Bryan Ferry: Olympia (Astralwerks)

From its first track, it's clear that with his latest disc, Bryan Ferry is intent on re-creating the intoxicating sound and love-hangover mood of Avalon, the last studio album by Roxy Music. The percolating synthesizer groove that courses through "You Can Dance" is a pumped-up version of the motif that kicks off "True to Life" from that 28-year-old recording. Play the cuts back to back, and the resemblance is uncanny.

When you hear Ferry swooning in his bedroom whisper about seeking company in a discotheque at dawn, you know he hasn't given up his fascination with the eternal dance that is a metaphor for the hunt for companionship.
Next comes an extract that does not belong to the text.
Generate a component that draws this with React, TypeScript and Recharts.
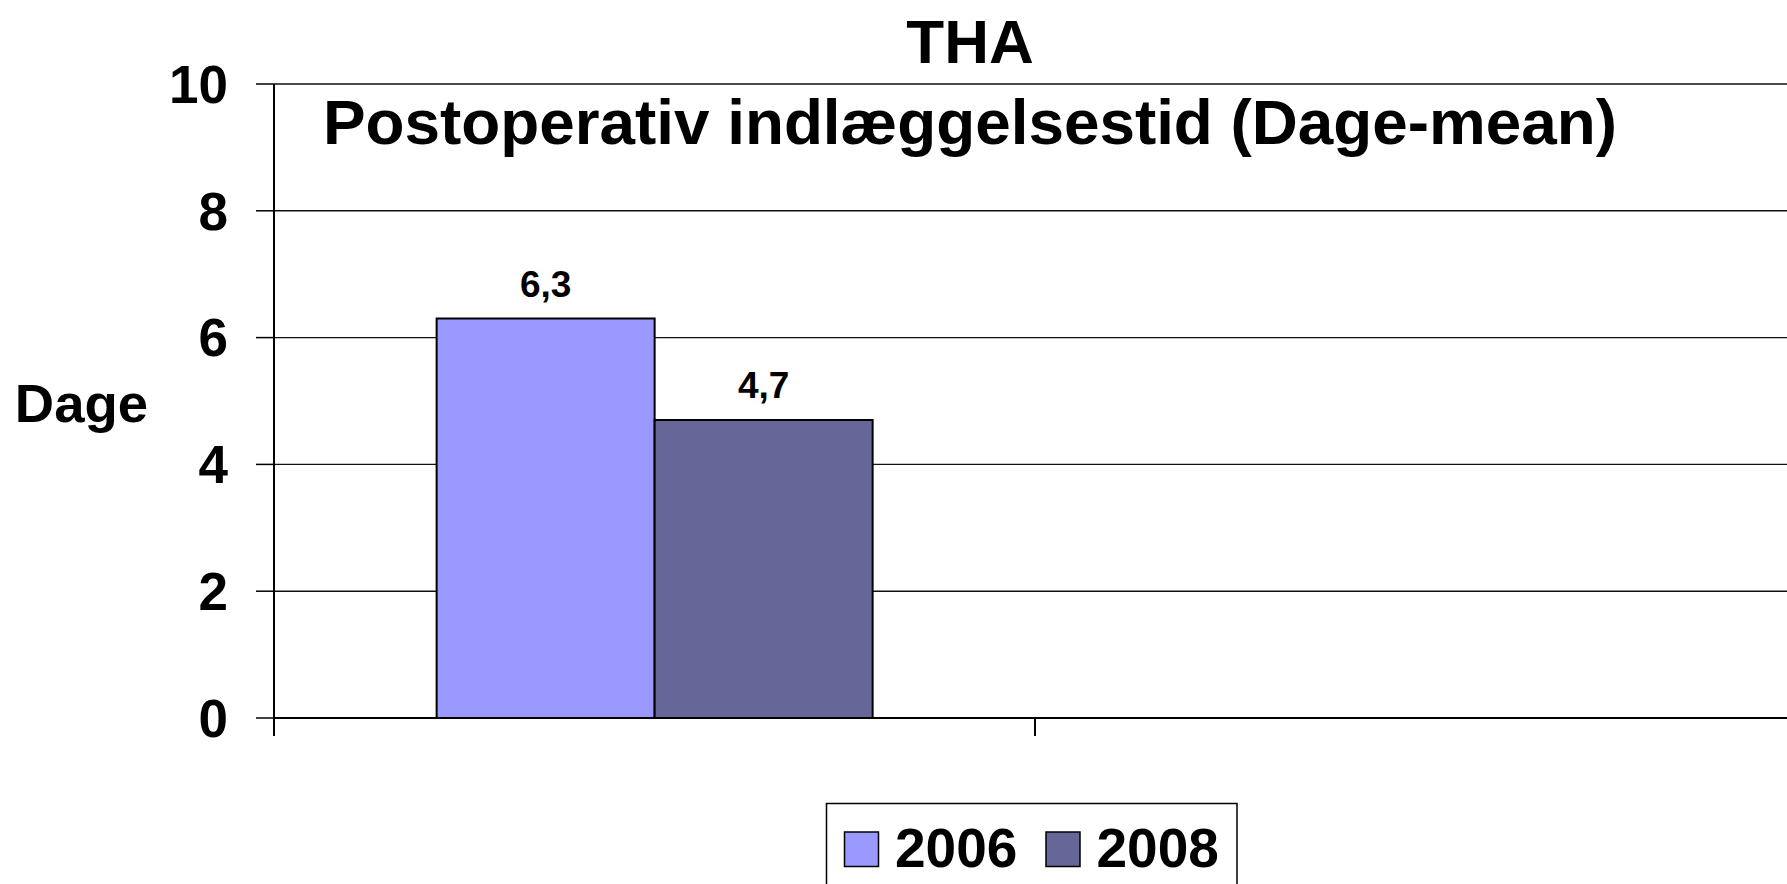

Rippling guitars and a midtempo dance beat raise the hypnotic sway of "You Can Dance" to a level that matches the best Roxy Music material. And Ferry's lyrics—touching on references to the mambo, the river Seine, Campari and soda, "jungle fever" and "singing in the rain"—might seem like cliché overload if they weren't concocted for optimal postmodern impact.

"You Can Dance" feels like Ferry's latest masterpiece. That can't be said of the underwhelming and overproduced cover of Tim Buckley's "Song to the Siren," even though it boasts a virtual Roxy Music, with Phil Manzanera, Andy Mackay and Brian Eno.

Other standout tracks find Ferry continuing his pursuit of the parallel prizes of sex and romance. "Heartache by Numbers," "No Face, No Name, No Number" and a bonus-track version of John Lennon's "Whatever Gets You Through the Night" prove Ferry's quest for love to be more existential than physical.